Romania’s government has applied for a EUR 4bn development policy loan from the World Bank’s division - the International Bank for Reconstruction and Development, Adevarul daily reported. Out of the EUR 4bn loan, Romania will draw EUR 1bn per year in the coming four years.
Romania already secured a EUR 2bn credit line from IMF for forex reserves consolidation and EUR 2bn from the EU for BoP stabilisation under a two-year arrangement. The credit lines are to be treated as precautionary.
Romania will have to meet criteria on public debt management in order to keep the EUR 4bn loan from the IBRD on track. The first targets are set for end-Feb 2014.

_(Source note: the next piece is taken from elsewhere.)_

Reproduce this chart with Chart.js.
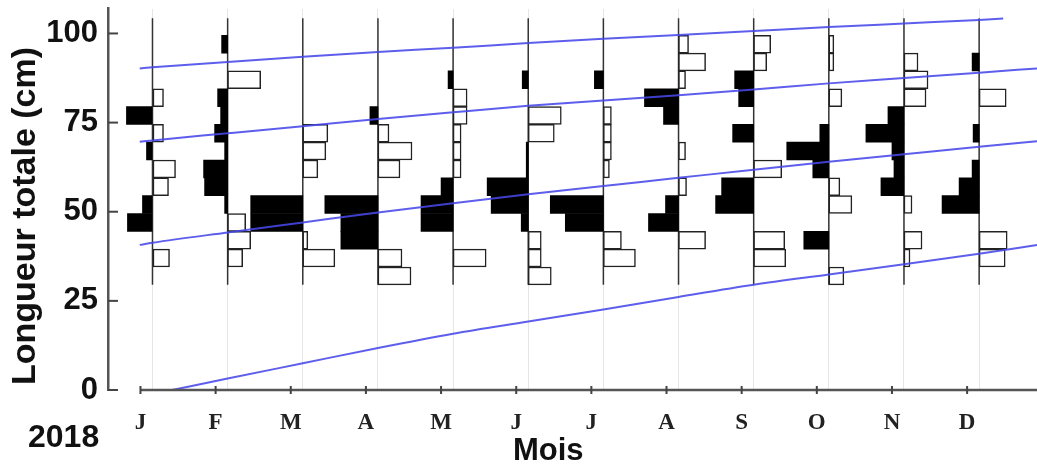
<!DOCTYPE html>
<html>
<head>
<meta charset="utf-8">
<script src="https://cdn.jsdelivr.net/npm/chart.js@4.4.1/dist/chart.umd.min.js"></script>
<style>
html,body{margin:0;padding:0;background:#fff;}
#wrap{width:1037px;height:469px;position:relative;}
</style>
</head>
<body>
<div id="wrap"><canvas id="c"></canvas></div>
<script>
// ---------- data ----------
const months = ['J','F','M','A','M','J','J','A','S','O','N','D'];
const yearLabel = '2018';
const xTitle = 'Mois';
const yTitle = 'Longueur totale (cm)';
const yTicks = [0, 25, 50, 75, 100];
// length-class mid points (cm), 5 cm classes
const binMids = [32, 37, 42, 47, 52, 57, 62, 67, 72, 77, 82, 87, 92, 97];
// relative frequencies drawn to the left of each month (black) ; columns follow binMids
const blackFreq = [
  [0,0,0,25,10,0,0,6,0,26,0,0,0,0],   // J
  [0,0,0,0,3,23,24,3,13,7,10,0,0,6],  // F
  [0,0,0,52,52,0,0,0,0,0,0,0,0,0],    // M
  [0,0,37,37,53,0,0,0,0,8,0,0,0,0],   // A
  [0,0,0,32,32,12,0,0,0,0,0,5,0,0],   // M
  [0,0,0,7,37,41,2,2,0,0,0,6,0,0],    // J
  [0,0,0,38,53,0,0,0,0,0,0,9,0,0],    // J
  [0,0,0,30,13,0,0,0,0,15,34,0,0,0],  // A
  [0,0,0,0,38,32,0,0,21,0,15,19,0,0], // S
  [0,0,25,0,0,0,16,42,9,0,0,0,0,0],   // O
  [0,0,0,0,0,23,10,12,38,16,0,0,0,0], // N
  [0,0,0,0,37,20,7,0,6,0,0,0,7,0]     // D
];
// relative frequencies drawn to the right of each month (white)
const whiteFreq = [
  [0,17,0,0,0,16,23,0,11,0,11,0,0,0],   // J
  [0,15,23,18,0,0,0,0,0,0,0,33,0,0],    // F
  [0,32,5,0,0,0,15,23,25,0,0,0,0,0],    // M
  [33,24,0,0,0,0,22,34,11,0,0,0,0,0],   // A
  [0,33,0,0,0,0,8,8,8,14,14,0,0,0],     // M
  [23,13,13,0,0,0,0,0,26,33,0,0,0,0],   // J
  [0,32,18,0,0,0,6,8,8,8,0,0,0,0],      // J
  [0,0,27,0,0,8,0,7,0,0,0,7,27,10],     // A
  [0,32,31,0,0,0,28,0,0,0,0,0,13,17],   // S
  [15,0,0,0,23,11,0,0,0,0,13,0,5,5],    // O
  [0,6,18,0,8,0,0,0,0,0,22,24,14,0],    // N
  [0,26,28,0,0,0,0,0,0,0,27,0,0,0]      // D
];
// growth curves (time in months from January, length in cm)
const cohort1T = [0.26, 1, 2, 3, 4, 5, 6, 7, 8, 9, 10, 11, 11.77];
const cohort1L = [0, 3.2, 7.5, 11.8, 15.8, 19.2, 22.6, 26.1, 29.5, 32.4, 35.3, 38.2, 40.7];
const cohort2T = [-0.17, 0, 1, 2, 3, 4, 5, 6, 7, 8, 9, 10, 11, 11.77];
const cohort2L = [40.7, 41.3, 44.2, 47, 49.8, 52.4, 54.9, 57.2, 59.5, 61.8, 64, 66.1, 68.2, 69.8];
const cohort3T = [-0.17, 0, 1, 2, 3, 4, 5, 6, 7, 8, 9, 10, 11, 11.77];
const cohort3L = [69.6, 70, 72, 74, 76, 77.9, 79.7, 81.2, 82.7, 84.3, 86, 87.5, 89, 90.2];
const cohort4T = [-0.17, 0, 1, 2, 3, 4, 5, 6, 7, 8, 9, 10, 11, 11.32];
const cohort4L = [90.2, 90.5, 92, 93.5, 94.8, 96, 97.3, 98.5, 99.6, 100.7, 101.8, 102.8, 103.8, 104.2];
// extent of each month's histogram baseline (cm)
const stemBottom = 29.5;
const stemTop = 104.3;

// ---------- styling / scale constants ----------
const xMin = -0.592, xMax = 11.77, yMax = 107;
const freqToMonth = 1 / 75;     // one frequency unit as a fraction of the month spacing
const tickShift = -0.16;        // month tick marks sit slightly left of the histograms
const blue = 'rgba(72,72,235,0.88)';

function barsFrom(freqs, side) {
  const out = [];
  freqs.forEach((row, i) => row.forEach((v, j) => {
    if (v > 0) out.push({ x: side < 0 ? [i - v * freqToMonth, i] : [i, i + v * freqToMonth], y: binMids[j] });
  }));
  return out;
}
function curve(t, L) { return t.map((v, i) => ({ x: v, y: L[i] })); }
function noPad(s) { s.paddingTop = 0; s.paddingBottom = 0; s.paddingLeft = 0; s.paddingRight = 0; }

const growthSets = [[cohort1T, cohort1L], [cohort2T, cohort2L], [cohort3T, cohort3L], [cohort4T, cohort4L]]
  .map(([t, L], n) => ({
    type: 'line', label: 'cohorte ' + (n + 1), data: curve(t, L),
    borderColor: blue, borderWidth: 2, pointRadius: 0, fill: false,
    cubicInterpolationMode: 'monotone', xAxisID: 'x', yAxisID: 'y', order: 0
  }));
const stemSets = months.map((m, i) => ({
  type: 'line', label: 'base ' + i, data: [{ x: i, y: stemBottom }, { x: i, y: stemTop }],
  borderColor: '#333', borderWidth: 1.5, pointRadius: 0, fill: false,
  xAxisID: 'x', yAxisID: 'y', order: 3
}));
const barCommon = { type: 'bar', indexAxis: 'y', xAxisID: 'x', yAxisID: 'y', grouped: false,
  barPercentage: 1, categoryPercentage: 1 };

const decor = {
  id: 'decor',
  afterDraw(chart) {
    const { ctx, chartArea: a, scales: { xb, y } } = chart;
    ctx.save();
    ctx.strokeStyle = '#555';
    ctx.lineWidth = 2.5;
    const x0 = xb.getPixelForTick(0);
    ctx.beginPath(); ctx.moveTo(x0, a.bottom); ctx.lineTo(a.right, a.bottom); ctx.stroke();
    ctx.lineWidth = 2;
    ctx.strokeStyle = '#444';
    xb.ticks.forEach((t, i) => {
      const px = xb.getPixelForTick(i);
      ctx.beginPath(); ctx.moveTo(px, a.bottom - 4); ctx.lineTo(px, a.bottom + 4); ctx.stroke();
    });
    y.ticks.forEach((t, i) => {
      const py = y.getPixelForTick(i);
      ctx.beginPath(); ctx.moveTo(a.left, py); ctx.lineTo(a.left + 10, py); ctx.stroke();
    });
    ctx.fillStyle = '#111';
    ctx.textBaseline = 'alphabetic';
    ctx.textAlign = 'left';
    ctx.font = 'bold 31px "Liberation Sans"';
    ctx.fillText(xTitle, 513, 460);
    ctx.font = 'bold 32px "Liberation Sans"';
    ctx.fillText(yearLabel, 28, 447);
    ctx.translate(35, 216);
    ctx.rotate(-Math.PI / 2);
    ctx.textAlign = 'center';
    ctx.font = 'bold 34px "Liberation Sans"';
    ctx.fillText(yTitle, 0, 0);
    ctx.restore();
  }
};

Chart.defaults.font.family = '"Liberation Sans", Arial, sans-serif';

new Chart(document.getElementById('c'), {
  type: 'line',
  data: {
    datasets: [
      ...growthSets,
      Object.assign({ label: 'blanc', data: barsFrom(whiteFreq, 1), backgroundColor: '#fff',
        borderColor: '#222', borderWidth: 1.5, borderSkipped: false, order: 1 }, barCommon),
      Object.assign({ label: 'noir', data: barsFrom(blackFreq, -1), backgroundColor: '#000',
        borderWidth: 0, order: 2 }, barCommon),
      ...stemSets
    ]
  },
  options: {
    responsive: true, maintainAspectRatio: false, animation: false,
    layout: { padding: { top: 8.5, left: 0, right: 0, bottom: 0 } },
    plugins: { legend: { display: false }, tooltip: { enabled: false } },
    scales: {
      x: {
        type: 'linear', position: 'top', min: xMin, max: xMax, offset: false,
        afterBuildTicks: s => { s.ticks = months.map((m, i) => ({ value: i })); },
        afterFit: s => { s.height = 0; noPad(s); },
        ticks: { display: false },
        border: { display: false },
        grid: { color: '#e6e6e6', lineWidth: 1, drawTicks: false, offset: false }
      },
      xb: {
        type: 'linear', position: 'bottom', min: xMin, max: xMax, offset: false,
        afterBuildTicks: s => { s.ticks = months.map((m, i) => ({ value: i + tickShift })); },
        afterFit: s => { s.height = 79; noPad(s); },
        ticks: {
          callback: (v, i) => months[i], autoSkip: false, maxRotation: 0,
          font: { family: '"Liberation Serif", "Times New Roman", serif', weight: 'bold', size: 23 },
          color: '#222', padding: 11
        },
        border: { display: false },
        grid: { display: false, offset: false }
      },
      y: {
        type: 'linear', position: 'left', min: 0, max: yMax, offset: false,
        afterBuildTicks: s => { s.ticks = yTicks.map(v => ({ value: v })); },
        afterFit: s => { s.width = 108; noPad(s); },
        ticks: { font: { weight: 'bold', size: 31 }, color: '#111', padding: 10 },
        grid: { drawOnChartArea: false, drawTicks: false, offset: false },
        border: { display: true, color: '#555', width: 2.5 }
      }
    }
  },
  plugins: [decor]
});
</script>
</body>
</html>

The measures envisaged under the agreement with the IBRD refer to public debt management, public expenses management, public investment management, performance-based budget allocations [prioritisation of public spending], taxation policies and their impact on the business environment. In the energy sector, the measures include steps, most of which were already implemented – IPOs at Nuclearelectrica, Romgaz, the restructuring of Hidroelectrica. Romania should also observe the energy price liberalisation calendar.
The complete set of measures to be included in the agreement with the IMF is to be drafted during a pre-appraisal mission in December based on proposals coming from the Romanian side. The first tranche is not conditioned on meeting specific targets.